NABOKOV Y EL JINETERO

Vladimir Nabokov es autor de algunas novelas eróticas paradigmáticas: la célebre Lolita, que narra la pasión y la desventura del inefable Humbert Humbert y de su loca fascinación por una nínfula de doce años, y Ada o el ardor, libro asombroso que convierte en mágica una relación incestuosa entre hermanos. Una torpe moralina ha visto en estas incursiones de Nabokov por los misterios del erotismo motivo de escándalo o de repudio, como si el célebre escritor ruso emigrado hubiese buscado con estas novelas reivindicar el libertinaje o la pedofilia o contribuir a la literatura onanística, a la manera de Mi vida secreta del victoriano libertino Frank Harris o aquel mítico anónimo de mi adolescencia: Las memorias de una princesa rusa. La verdad es que Lolita y Ada o el ardor, a diferencia de muchas –la mayoría– de las novelas actuales de género erótico que siguen el patrón de Henry Miller –especie de judío rijoso hoy ejemplificado por Philip Roth– comparten un profundo sentido del recato, un pudor inconfundible que está muy lejos de las literalidades contemporáneas.

(Alguna responsabilidad tiene el freudismo en la legitimación del discurso soez. Freud: “un mal educado, un hombre de pésimo gusto”, decía Borges.)

Pero no es eso. Cuando me refiero a la literalidad en asuntos de erotismo hablo de la falta de sublimación. Lo sobresaliente del erotismo de Nabokov es justamente lo contrario: su habilidad para una sublimación (el arte) que no obstante incurre en gasto

Me explico: hace ya unos cuantos años, sentado a la mesa de una cafetería de mala muerte, tuve ocasión de escuchar el contraste entre sublimación y gasto de boca de un tipo que hablaba en una jerga caribeña cargada de vulgaridades. Mi instructor en la materia fue una especie de jinetero que parecía sacado de un comic de Nazario, con quien el azar –o mi propia imprudencia– me puso en contacto. Para este individuo patibulario que presumía de poseer un repertorio incalculable de experiencias eróticas, la relación amorosa sólo podía establecerse según dos modelos claramente diferenciados: el del amor –llamémoslo así– romántico, que pone en riesgo de muerte o de hundimiento espiritual a los amantes y el suyo propio que consistía simplemente en “follar sin gasto”. [El subrayado es mío]

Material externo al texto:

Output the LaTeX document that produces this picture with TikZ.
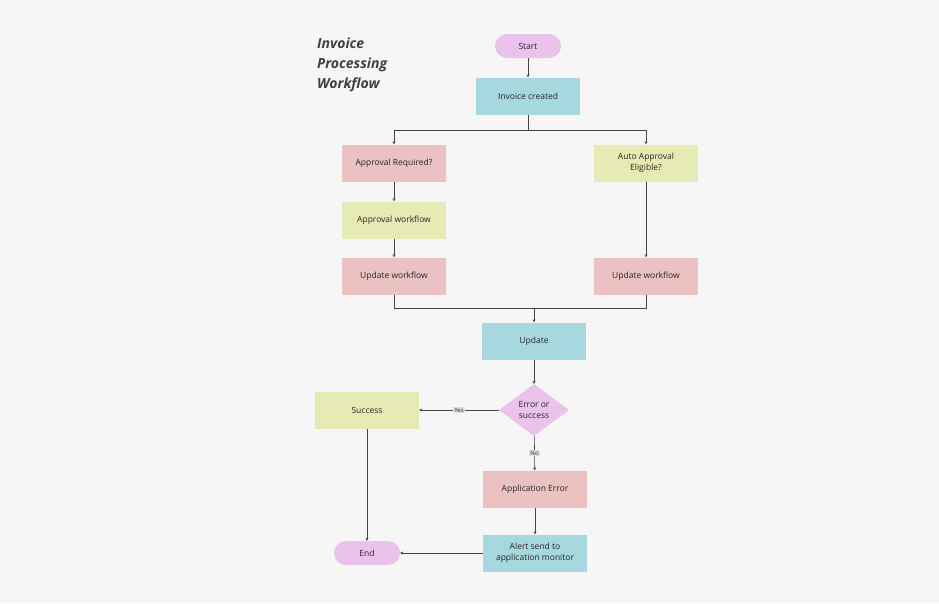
\documentclass[tikz,border=0pt]{standalone}
\usepackage{fontspec}
\setmainfont{Open Sans}
\usetikzlibrary{shapes.geometric,arrows.meta}
\definecolor{bg}{HTML}{F6F6F6}
\definecolor{cpink}{HTML}{E9C3EC}
\definecolor{ccyan}{HTML}{A7D8DF}
\definecolor{csal}{HTML}{EBC1C1}
\definecolor{clime}{HTML}{E5EBB2}
\definecolor{cline}{HTML}{444444}
\begin{document}
\begin{tikzpicture}[x=1pt,y=-1pt,
  every node/.style={font=\fontsize{8.5}{10.5}\selectfont, text=black!85, align=center, inner sep=0pt},
  box/.style={minimum width=104pt, minimum height=37pt},
  term/.style={rounded corners=12pt, fill=cpink, minimum width=66pt, minimum height=24pt},
  dia/.style={diamond, fill=cpink, minimum width=70pt, minimum height=52pt, aspect=1.35},
  ln/.style={draw=cline, line width=0.6pt},
  ar/.style={ln, -{Stealth[length=3pt,width=3pt]}},
  lab/.style={fill=black!12, font=\fontsize{6}{7}\selectfont, inner sep=1pt}]
\fill[bg] (0,0) rectangle (939,603);
\useasboundingbox (0,0) rectangle (939,603);
\node[anchor=west, font=\fontsize{14}{20}\selectfont\bfseries\itshape, text=black!75, align=left] (title) at (317,65) {Invoice\\Processing\\Workflow};
\node[term] (start) at (528,46) {Start};
\node[box, fill=ccyan] (inv) at (528,96) {Invoice created};
\node[box, fill=csal] (appr) at (394,163) {Approval Required?};
\node[box, fill=clime] (auto) at (646,163) {Auto Approval\\Eligible?};
\node[box, fill=clime] (aw) at (394,220) {Approval workflow};
\node[box, fill=csal] (uwl) at (394,276) {Update workflow};
\node[box, fill=csal] (uwr) at (646,276) {Update workflow};
\node[box, fill=ccyan] (upd) at (534,341) {Update};
\node[dia] (dec) at (534,410) {Error or\\success};
\node[box, fill=clime] (succ) at (367,410) {Success};
\node[box, fill=csal] (aerr) at (535,489) {Application Error};
\node[box, fill=ccyan] (alert) at (535,553) {Alert send to\\application monitor};
\node[term] (end) at (367,553) {End};
\coordinate (j1) at (528,130);
\coordinate (j2) at (534,308);
\draw[ar] (start) -- (inv);
\draw[ln] (inv) -- (j1);
\draw[ar] (j1) -| (appr);
\draw[ar] (j1) -| (auto);
\draw[ar] (appr) -- (aw);
\draw[ar] (aw) -- (uwl);
\draw[ar] (auto) -- (uwr);
\draw[ln] (uwl.south) |- (j2);
\draw[ln] (uwr.south) |- (j2);
\draw[ar] (j2) -- (upd);
\draw[ar] (upd) -- (dec);
\draw[ar] (dec) -- node[lab] {Yes} (succ);
\draw[ar] (dec) -- node[lab] {No} (aerr);
\draw[ar] (aerr) -- (alert);
\draw[ar] (succ) -- (end);
\draw[ar] (alert) -- (end);
\end{tikzpicture}
\end{document}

Sin saberlo, aquel jinetero presuntuoso trazaba la típica tensión que asola a la literatura erótica contemporánea (y, por supuesto, también al cine) atrapada entre el romanticismo mistificado y melodramático que procesa la mermelada literaria que tanto gusta a los gays y la marranada, que parece sacada del mundo de las putas y los macarras.

Justamente aquí está la grandeza de Nabokov: habernos mostrado que se puede romper con esta alternativa y, por cierto, que ésta (y su posible superación) no sólo afecta a la literatura sino también a la vida erótica. Que el verdadero erotismo no está ni en los melodramas ni en los prostíbulos.

(Parece obvio, pero hay quienes –como el jinetero– no lo tienen claro.)